Delegates in Harrogate backed a motion calling for UCU members in the 'old' pre-92 universities who are in the Universities Superannuation Scheme (USS) pension scheme to be balloted for 'sustained industrial action.'
 
The row centres on changes to the pension scheme forced through by the board which the union says would leave staff thousands of pounds worse off a year as well as create a two-tier scheme.
 
Last month, USS threatened to take High Court action against the union's five pension negotiators, and to make them individually liable for any costs, after they refused to attend a board meeting where they feared detrimental changes proposed by the employers would be rubber-stamped.
 
Despite protests from across the academic world, the employers, including those who sit on the USS Board, remained silent on the attempts 'to bully' the union's negotiators.
 
UCU general secretary, Sally Hunt, said: 'We have tried and tried again to persuade the employers to negotiate and resolve this increasingly bitter dispute sensibly.

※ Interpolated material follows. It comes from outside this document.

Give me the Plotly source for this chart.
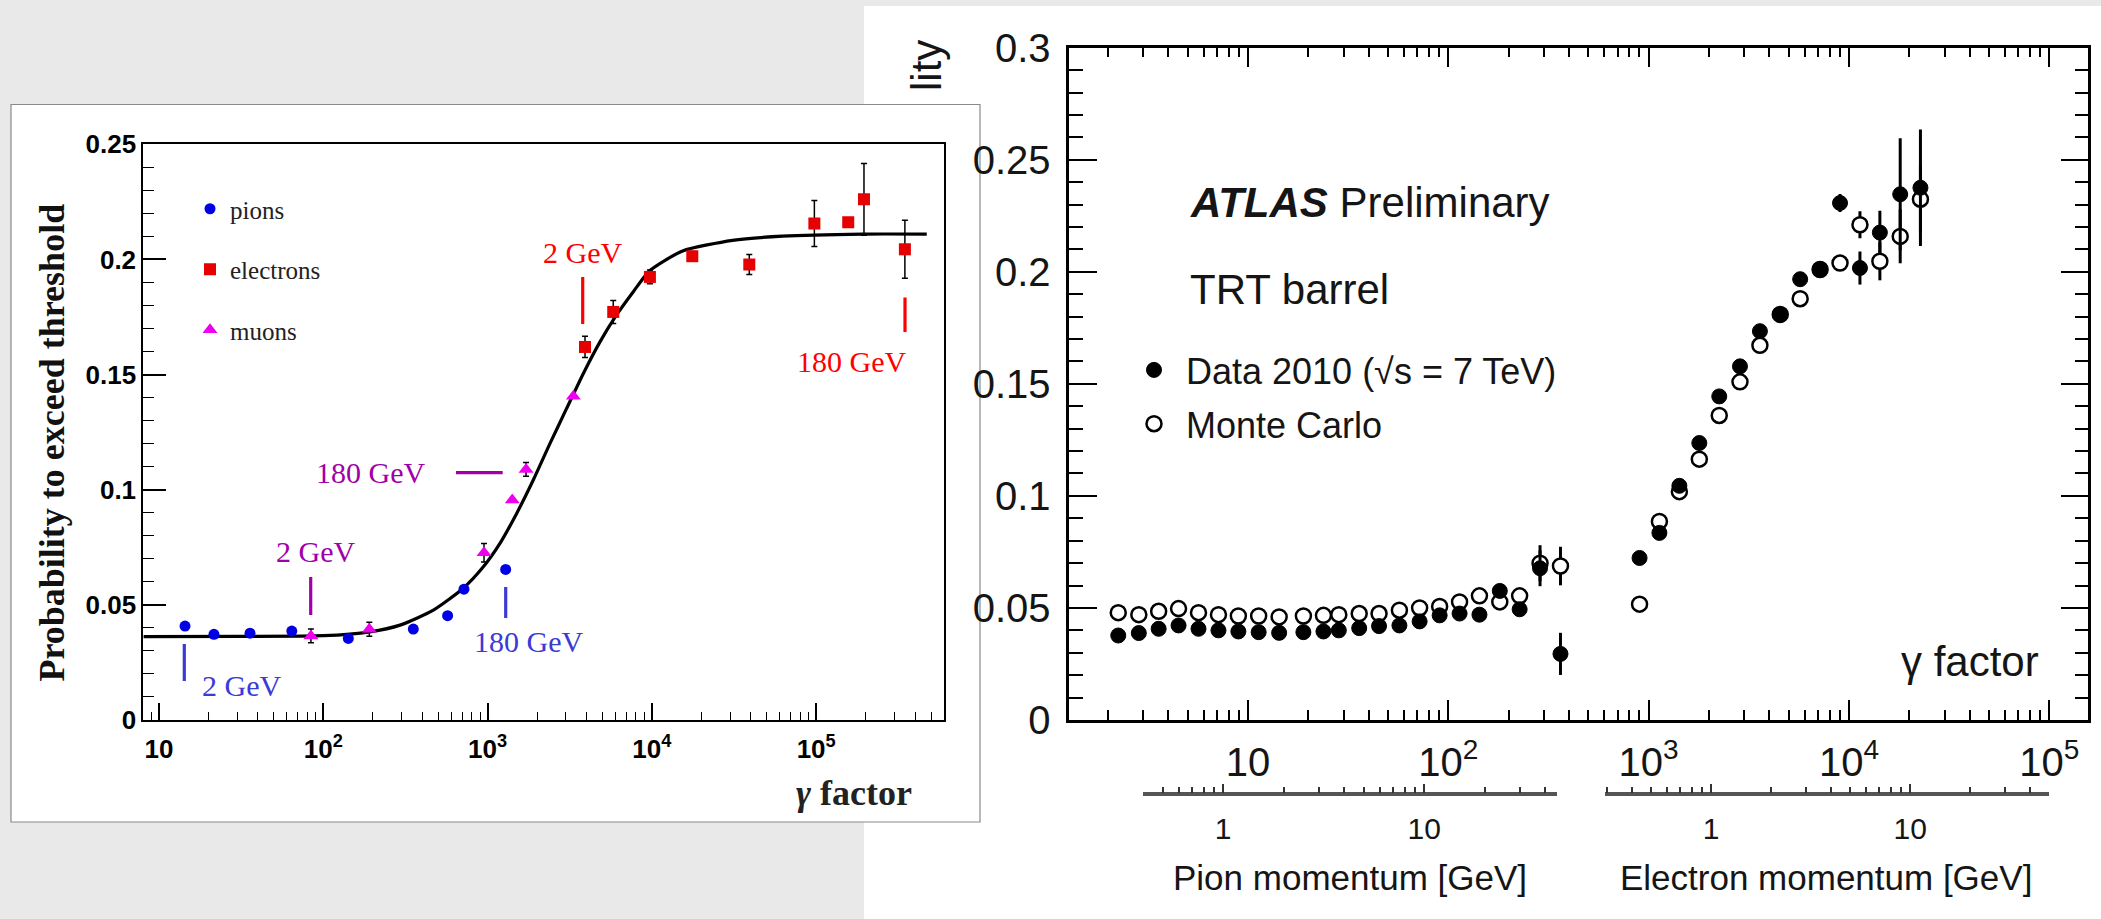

We have been left with little option but to re-ballot our members about how best to try and move this dispute on.
 
'We are incredibly frustrated that we may be forced to take serious and damaging industrial action to secure a fair and decent pension scheme.'

Tomorrow (Sunday) UCU members in the Teachers' Pension Scheme will discuss the next steps in their dispute the employers over changes to their scheme. They are likely to consider joint action with other unions at the end of June. Members of the National Union of Teachers and the Association of Teachers and Lecturers are currently balloting their members for strike action in the row.